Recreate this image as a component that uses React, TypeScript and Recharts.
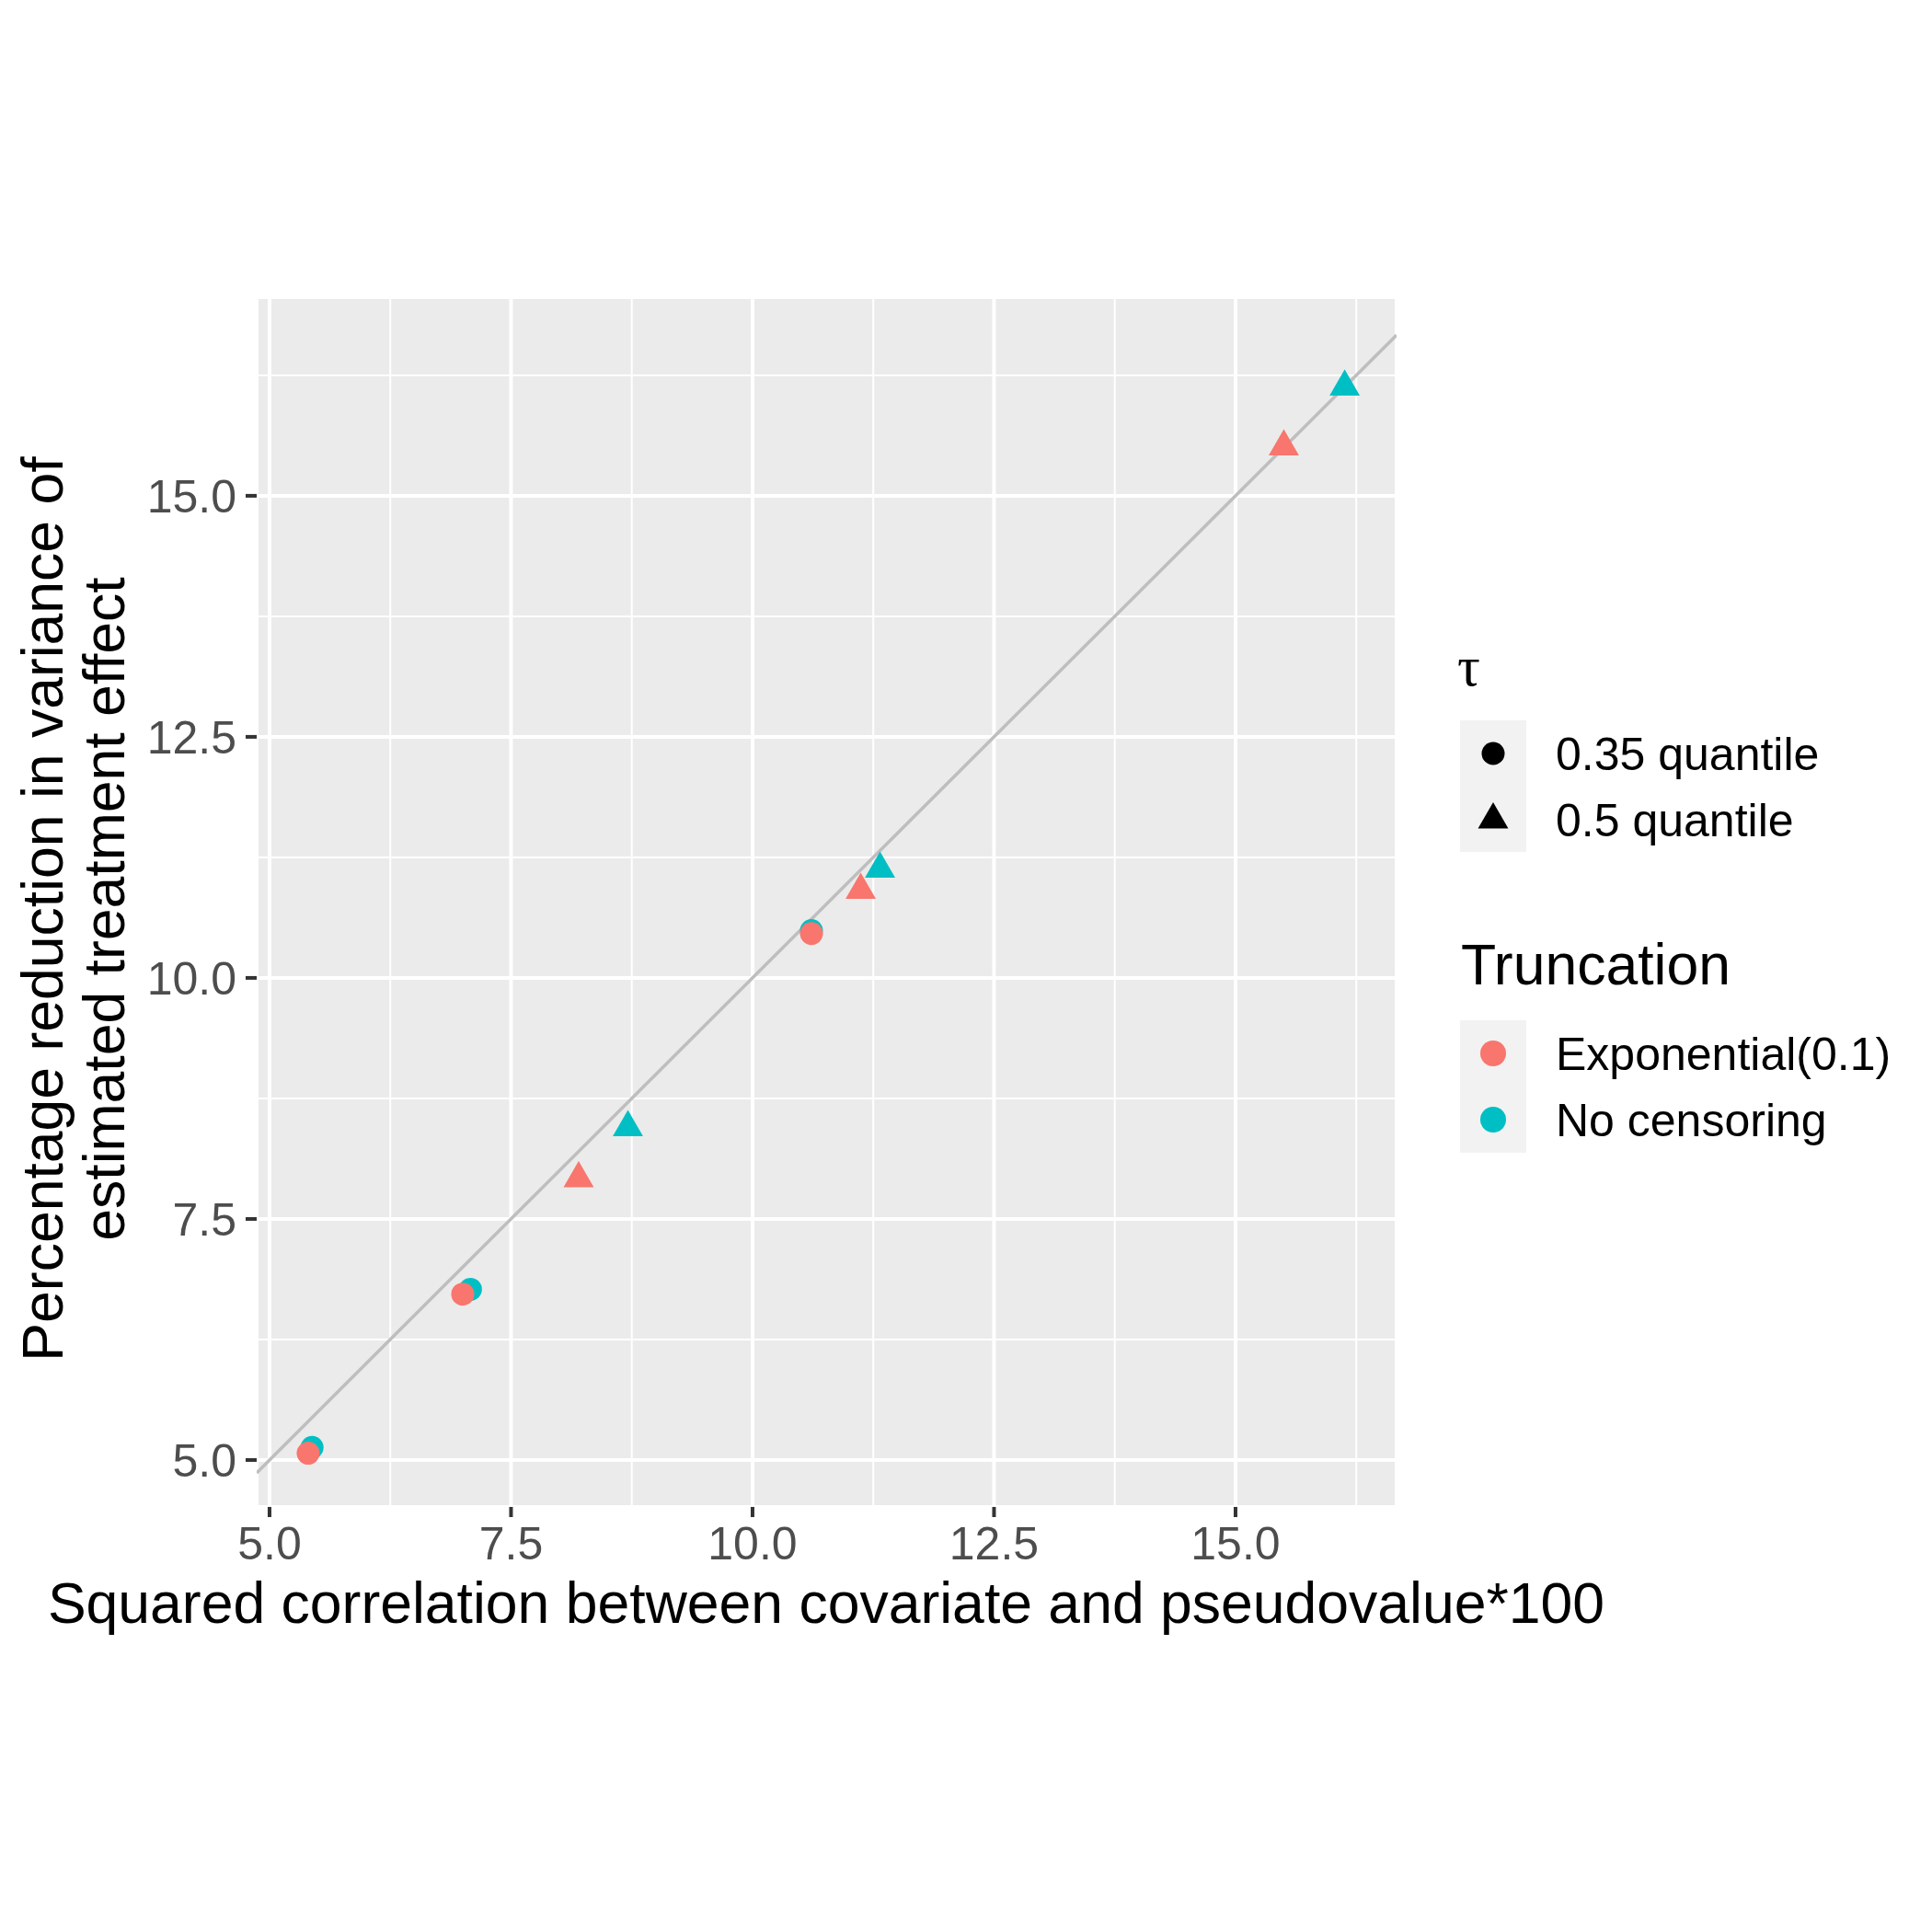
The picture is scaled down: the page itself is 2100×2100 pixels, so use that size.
import React from 'react';
import {
  ScatterChart,
  Scatter,
  XAxis,
  YAxis,
  CartesianGrid,
} from 'recharts';

// values (x = squared correlation*100, y = % reduction)
const expCircles = [
  { x: 5.4, y: 5.07 },
  { x: 7.0, y: 6.72 },
  { x: 10.61, y: 10.46 },
];
const noCensCircles = [
  { x: 5.44, y: 5.13 },
  { x: 7.08, y: 6.77 },
  { x: 10.61, y: 10.49 },
];
const expTriangles = [
  { x: 8.2, y: 7.92 },
  { x: 11.12, y: 10.91 },
  { x: 15.5, y: 15.51 },
];
const noCensTriangles = [
  { x: 8.71, y: 8.45 },
  { x: 11.32, y: 11.13 },
  { x: 16.13, y: 16.13 },
];

const X_DOMAIN = [4.867, 16.667];
const Y_DOMAIN = [4.513, 17.06];
const MAJOR_TICKS = [5, 7.5, 10, 12.5, 15];
const MINOR_TICKS = [6.25, 8.75, 11.25, 13.75, 16.25];
// identity line y = x across the x range
const identityLine = [
  { x: X_DOMAIN[0], y: X_DOMAIN[0] },
  { x: X_DOMAIN[1], y: X_DOMAIN[1] },
];

const shapeLegend = ['0.35 quantile', '0.5 quantile'];
const colourLegend = ['Exponential(0.1)', 'No censoring'];

const RED = '#F8766D';
const CYAN = '#00BFC4';
const FONT = '"Liberation Sans", Arial, Helvetica, sans-serif';
const TITLE_SIZE = 62.5;
const LABEL_SIZE = 50;

function dot(fill: string, r: number) {
  return (props: any) => <circle cx={props.cx} cy={props.cy} r={r} fill={fill} />;
}

function triPath(cx: number, cy: number, r: number) {
  const h = (r * Math.sqrt(3)) / 2;
  return `M${cx},${cy - r}L${cx + h},${cy + r / 2}L${cx - h},${cy + r / 2}Z`;
}

function tri(fill: string, r: number) {
  return (props: any) => <path d={triPath(props.cx, props.cy, r)} fill={fill} />;
}

const noShape = () => <g />;

export default function App() {
  const tickStyle = { fill: '#4D4D4D', fontSize: LABEL_SIZE, fontFamily: FONT };
  return (
    <div style={{ position: 'absolute', left: 0, top: 0, background: '#fff' }}>
      <ScatterChart
        width={2100}
        height={2100}
        margin={{ top: 323, right: 582, bottom: 362, left: 79 }}
      >
        {/* minor grid (on hidden axes) then major grid */}
        <CartesianGrid
          xAxisId="minor"
          yAxisId="minor"
          fill="#EBEBEB"
          fillOpacity={1}
          stroke="#FFFFFF"
          strokeWidth={2}
        />
        <CartesianGrid stroke="#FFFFFF" strokeWidth={4} fill="none" />
        <XAxis
          xAxisId="minor"
          type="number"
          dataKey="x"
          domain={X_DOMAIN}
          allowDataOverflow
          ticks={MINOR_TICKS}
          interval={0}
          hide
        />
        <YAxis
          yAxisId="minor"
          type="number"
          dataKey="y"
          domain={Y_DOMAIN}
          allowDataOverflow
          ticks={MINOR_TICKS}
          interval={0}
          hide
        />
        <XAxis
          type="number"
          dataKey="x"
          domain={X_DOMAIN}
          allowDataOverflow
          ticks={MAJOR_TICKS}
          interval={0}
          tickFormatter={(v: number) => v.toFixed(1)}
          axisLine={false}
          tickLine={{ stroke: '#333333', strokeWidth: 4 }}
          tickSize={11}
          tickMargin={10}
          height={100}
          tick={tickStyle}
        />
        <YAxis
          type="number"
          dataKey="y"
          domain={Y_DOMAIN}
          allowDataOverflow
          ticks={MAJOR_TICKS}
          interval={0}
          tickFormatter={(v: number) => v.toFixed(1)}
          axisLine={false}
          tickLine={{ stroke: '#333333', strokeWidth: 4 }}
          tickSize={12}
          tickMargin={10}
          width={200}
          tick={tickStyle}
        />
        <Scatter
          data={identityLine}
          line={{ stroke: '#BEBEBE', strokeWidth: 3.5 }}
          shape={noShape}
          legendType="none"
          isAnimationActive={false}
        />
        <Scatter data={noCensCircles} shape={dot(CYAN, 12.5)} isAnimationActive={false} />
        <Scatter data={expCircles} shape={dot(RED, 12.5)} isAnimationActive={false} />
        <Scatter data={expTriangles} shape={tri(RED, 19)} isAnimationActive={false} />
        <Scatter data={noCensTriangles} shape={tri(CYAN, 19)} isAnimationActive={false} />

        {/* axis titles */}
        <text x={898} y={1764} textAnchor="middle" fontSize={TITLE_SIZE} fontFamily={FONT} fill="#000">
          Squared correlation between covariate and pseudovalue*100
        </text>
        <text
          x={68}
          y={988}
          transform="rotate(-90 68 988)"
          textAnchor="middle"
          fontSize={TITLE_SIZE}
          fontFamily={FONT}
          fill="#000"
        >
          Percentage reduction in variance of
        </text>
        <text
          x={135}
          y={988}
          transform="rotate(-90 135 988)"
          textAnchor="middle"
          fontSize={TITLE_SIZE}
          fontFamily={FONT}
          fill="#000"
        >
          estimated treatment effect
        </text>

        {/* shape legend */}
        <text x={1584} y={745} fontSize={62} fontFamily='"Liberation Serif", "DejaVu Serif", serif' fill="#000">
          τ
        </text>
        <rect x={1587} y={783} width={72} height={143} fill="#F2F2F2" />
        <circle cx={1623} cy={819} r={12.5} fill="#000" />
        <path d={triPath(1623, 891, 19)} fill="#000" />
        {shapeLegend.map((s, i) => (
          <text key={s} x={1691} y={837 + i * 72} fontSize={LABEL_SIZE} fontFamily={FONT} fill="#000">
            {s}
          </text>
        ))}

        {/* colour legend */}
        <text x={1588} y={1070} fontSize={TITLE_SIZE} fontFamily={FONT} fill="#000">
          Truncation
        </text>
        <rect x={1587} y={1109} width={72} height={144} fill="#F2F2F2" />
        <circle cx={1623} cy={1145} r={14} fill={RED} />
        <circle cx={1623} cy={1217} r={14} fill={CYAN} />
        {colourLegend.map((s, i) => (
          <text key={s} x={1691} y={1163 + i * 72} fontSize={LABEL_SIZE} fontFamily={FONT} fill="#000">
            {s}
          </text>
        ))}
      </ScatterChart>
    </div>
  );
}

**Stated exercise**
Gather each line of the listing containing the word "that" and show it.

**Complete response**
Recreate this image as a component that uses React, TypeScript and Recharts.
The picture is scaled down: the page itself is 2100×2100 pixels, so use that size.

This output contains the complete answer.